> _RECORDS FOR THE EXERCISE_
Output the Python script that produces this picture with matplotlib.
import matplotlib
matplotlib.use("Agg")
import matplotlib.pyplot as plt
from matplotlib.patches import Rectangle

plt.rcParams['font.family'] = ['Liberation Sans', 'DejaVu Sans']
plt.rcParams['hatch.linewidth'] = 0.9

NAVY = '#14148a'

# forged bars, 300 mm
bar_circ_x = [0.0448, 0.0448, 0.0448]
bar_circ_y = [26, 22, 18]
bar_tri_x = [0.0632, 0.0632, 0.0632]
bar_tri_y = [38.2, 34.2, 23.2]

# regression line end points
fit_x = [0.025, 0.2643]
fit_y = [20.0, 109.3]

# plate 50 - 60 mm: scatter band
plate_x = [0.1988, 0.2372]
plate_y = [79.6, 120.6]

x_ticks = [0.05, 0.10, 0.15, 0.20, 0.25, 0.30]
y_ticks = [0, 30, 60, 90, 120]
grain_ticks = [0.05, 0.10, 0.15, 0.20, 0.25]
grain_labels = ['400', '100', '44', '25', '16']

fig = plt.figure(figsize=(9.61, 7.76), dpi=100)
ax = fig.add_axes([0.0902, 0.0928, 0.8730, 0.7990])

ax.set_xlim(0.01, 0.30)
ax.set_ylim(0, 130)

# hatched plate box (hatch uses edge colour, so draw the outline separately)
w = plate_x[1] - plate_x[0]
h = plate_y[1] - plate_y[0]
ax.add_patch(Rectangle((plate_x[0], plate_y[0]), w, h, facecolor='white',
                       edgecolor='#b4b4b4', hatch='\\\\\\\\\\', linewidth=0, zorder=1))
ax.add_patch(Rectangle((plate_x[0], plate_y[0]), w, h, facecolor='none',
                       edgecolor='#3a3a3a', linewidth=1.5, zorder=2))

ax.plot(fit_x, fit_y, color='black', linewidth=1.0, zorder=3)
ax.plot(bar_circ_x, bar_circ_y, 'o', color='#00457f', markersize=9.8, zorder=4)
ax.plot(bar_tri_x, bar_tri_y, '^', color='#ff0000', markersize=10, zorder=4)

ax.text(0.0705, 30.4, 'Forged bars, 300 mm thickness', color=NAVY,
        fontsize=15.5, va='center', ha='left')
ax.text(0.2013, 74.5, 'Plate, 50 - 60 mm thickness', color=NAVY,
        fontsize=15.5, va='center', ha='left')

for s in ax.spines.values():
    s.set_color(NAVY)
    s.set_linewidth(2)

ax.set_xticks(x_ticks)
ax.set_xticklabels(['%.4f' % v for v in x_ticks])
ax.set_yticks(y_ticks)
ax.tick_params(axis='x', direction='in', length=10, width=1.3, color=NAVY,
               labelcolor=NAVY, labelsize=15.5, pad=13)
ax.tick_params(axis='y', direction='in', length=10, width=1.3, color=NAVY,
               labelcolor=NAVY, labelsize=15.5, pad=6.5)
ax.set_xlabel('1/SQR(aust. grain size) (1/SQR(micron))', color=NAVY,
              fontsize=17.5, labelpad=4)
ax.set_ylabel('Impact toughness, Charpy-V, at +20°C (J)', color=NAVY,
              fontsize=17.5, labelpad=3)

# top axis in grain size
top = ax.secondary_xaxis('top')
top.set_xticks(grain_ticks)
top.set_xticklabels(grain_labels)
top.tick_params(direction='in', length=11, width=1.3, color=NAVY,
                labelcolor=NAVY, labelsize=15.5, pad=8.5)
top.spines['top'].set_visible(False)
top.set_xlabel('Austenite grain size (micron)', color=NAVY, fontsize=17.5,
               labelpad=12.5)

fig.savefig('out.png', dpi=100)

--

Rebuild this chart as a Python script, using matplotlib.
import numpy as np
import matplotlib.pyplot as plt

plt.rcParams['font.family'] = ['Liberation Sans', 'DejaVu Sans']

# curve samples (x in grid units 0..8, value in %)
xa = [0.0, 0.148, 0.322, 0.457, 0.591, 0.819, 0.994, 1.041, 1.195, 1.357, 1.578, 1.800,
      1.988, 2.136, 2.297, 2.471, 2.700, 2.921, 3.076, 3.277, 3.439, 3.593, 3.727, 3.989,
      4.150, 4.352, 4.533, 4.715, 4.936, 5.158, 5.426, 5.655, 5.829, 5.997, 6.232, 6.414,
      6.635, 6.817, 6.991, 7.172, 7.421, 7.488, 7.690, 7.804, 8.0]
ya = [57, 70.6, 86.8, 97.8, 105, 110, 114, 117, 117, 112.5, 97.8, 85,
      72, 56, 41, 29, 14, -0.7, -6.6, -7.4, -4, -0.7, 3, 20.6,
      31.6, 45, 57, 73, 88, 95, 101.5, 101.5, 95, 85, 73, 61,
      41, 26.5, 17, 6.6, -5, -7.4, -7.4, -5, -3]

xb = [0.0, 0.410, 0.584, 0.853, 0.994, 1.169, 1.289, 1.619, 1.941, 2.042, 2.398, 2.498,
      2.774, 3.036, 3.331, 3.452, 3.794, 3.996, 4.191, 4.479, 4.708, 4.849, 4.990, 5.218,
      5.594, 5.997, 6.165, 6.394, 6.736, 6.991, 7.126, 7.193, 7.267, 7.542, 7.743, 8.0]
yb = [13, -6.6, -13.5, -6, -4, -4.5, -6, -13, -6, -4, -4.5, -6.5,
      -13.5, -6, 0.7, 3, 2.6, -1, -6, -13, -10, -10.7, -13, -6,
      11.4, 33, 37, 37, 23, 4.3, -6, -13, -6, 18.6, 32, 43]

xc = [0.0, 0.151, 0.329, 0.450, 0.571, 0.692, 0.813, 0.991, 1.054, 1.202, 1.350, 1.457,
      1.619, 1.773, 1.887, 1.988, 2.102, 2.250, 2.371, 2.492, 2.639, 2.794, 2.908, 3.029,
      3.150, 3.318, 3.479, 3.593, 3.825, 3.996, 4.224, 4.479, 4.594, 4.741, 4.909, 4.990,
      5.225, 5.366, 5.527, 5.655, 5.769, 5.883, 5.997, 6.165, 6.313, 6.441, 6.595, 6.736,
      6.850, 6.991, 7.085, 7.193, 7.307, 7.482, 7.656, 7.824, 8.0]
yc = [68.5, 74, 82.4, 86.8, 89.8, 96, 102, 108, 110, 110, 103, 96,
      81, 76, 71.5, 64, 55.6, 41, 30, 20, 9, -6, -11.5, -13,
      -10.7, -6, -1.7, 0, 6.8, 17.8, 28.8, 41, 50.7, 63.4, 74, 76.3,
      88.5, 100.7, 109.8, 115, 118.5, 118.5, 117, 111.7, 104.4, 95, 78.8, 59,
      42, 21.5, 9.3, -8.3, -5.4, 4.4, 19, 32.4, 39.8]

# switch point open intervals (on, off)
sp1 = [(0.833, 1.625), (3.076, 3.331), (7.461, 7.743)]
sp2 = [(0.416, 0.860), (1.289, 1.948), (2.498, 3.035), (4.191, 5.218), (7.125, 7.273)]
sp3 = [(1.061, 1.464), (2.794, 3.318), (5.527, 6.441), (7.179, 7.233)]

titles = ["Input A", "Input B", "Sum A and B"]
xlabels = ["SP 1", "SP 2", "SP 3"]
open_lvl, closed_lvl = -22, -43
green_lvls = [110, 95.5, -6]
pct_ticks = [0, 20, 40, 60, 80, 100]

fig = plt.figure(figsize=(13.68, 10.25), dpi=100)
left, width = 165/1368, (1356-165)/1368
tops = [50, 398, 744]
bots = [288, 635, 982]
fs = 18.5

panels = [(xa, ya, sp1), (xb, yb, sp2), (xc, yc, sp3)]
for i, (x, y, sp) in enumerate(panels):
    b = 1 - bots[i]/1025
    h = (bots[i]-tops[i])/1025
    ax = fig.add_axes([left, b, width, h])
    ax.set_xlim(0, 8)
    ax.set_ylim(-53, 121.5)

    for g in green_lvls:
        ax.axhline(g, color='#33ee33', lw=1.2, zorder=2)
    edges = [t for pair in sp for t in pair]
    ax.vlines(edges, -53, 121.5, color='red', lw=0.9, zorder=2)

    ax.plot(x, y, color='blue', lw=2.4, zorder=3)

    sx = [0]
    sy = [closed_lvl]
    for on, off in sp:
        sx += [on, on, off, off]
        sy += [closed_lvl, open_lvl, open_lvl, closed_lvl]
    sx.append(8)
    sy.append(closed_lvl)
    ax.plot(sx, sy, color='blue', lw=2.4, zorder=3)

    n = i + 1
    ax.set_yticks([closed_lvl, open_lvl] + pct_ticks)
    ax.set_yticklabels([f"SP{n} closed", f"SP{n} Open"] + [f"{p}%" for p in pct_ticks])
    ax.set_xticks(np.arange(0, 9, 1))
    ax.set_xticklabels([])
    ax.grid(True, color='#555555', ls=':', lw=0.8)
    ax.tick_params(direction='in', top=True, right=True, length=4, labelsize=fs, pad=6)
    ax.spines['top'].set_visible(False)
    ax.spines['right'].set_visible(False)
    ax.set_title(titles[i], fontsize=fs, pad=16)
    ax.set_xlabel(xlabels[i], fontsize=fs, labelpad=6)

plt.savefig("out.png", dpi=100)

> _WHAT THE EXERCISE ASKS_
Only the lines from the one with "Output the Python" to the one with "grain_labels = ['400', '100', '44', '25', '16']" are wanted; extract them exactly, both ends included.

> _FULL ANSWER_
Output the Python script that produces this picture with matplotlib.
import matplotlib
matplotlib.use("Agg")
import matplotlib.pyplot as plt
from matplotlib.patches import Rectangle

plt.rcParams['font.family'] = ['Liberation Sans', 'DejaVu Sans']
plt.rcParams['hatch.linewidth'] = 0.9

NAVY = '#14148a'

# forged bars, 300 mm
bar_circ_x = [0.0448, 0.0448, 0.0448]
bar_circ_y = [26, 22, 18]
bar_tri_x = [0.0632, 0.0632, 0.0632]
bar_tri_y = [38.2, 34.2, 23.2]

# regression line end points
fit_x = [0.025, 0.2643]
fit_y = [20.0, 109.3]

# plate 50 - 60 mm: scatter band
plate_x = [0.1988, 0.2372]
plate_y = [79.6, 120.6]

x_ticks = [0.05, 0.10, 0.15, 0.20, 0.25, 0.30]
y_ticks = [0, 30, 60, 90, 120]
grain_ticks = [0.05, 0.10, 0.15, 0.20, 0.25]
grain_labels = ['400', '100', '44', '25', '16']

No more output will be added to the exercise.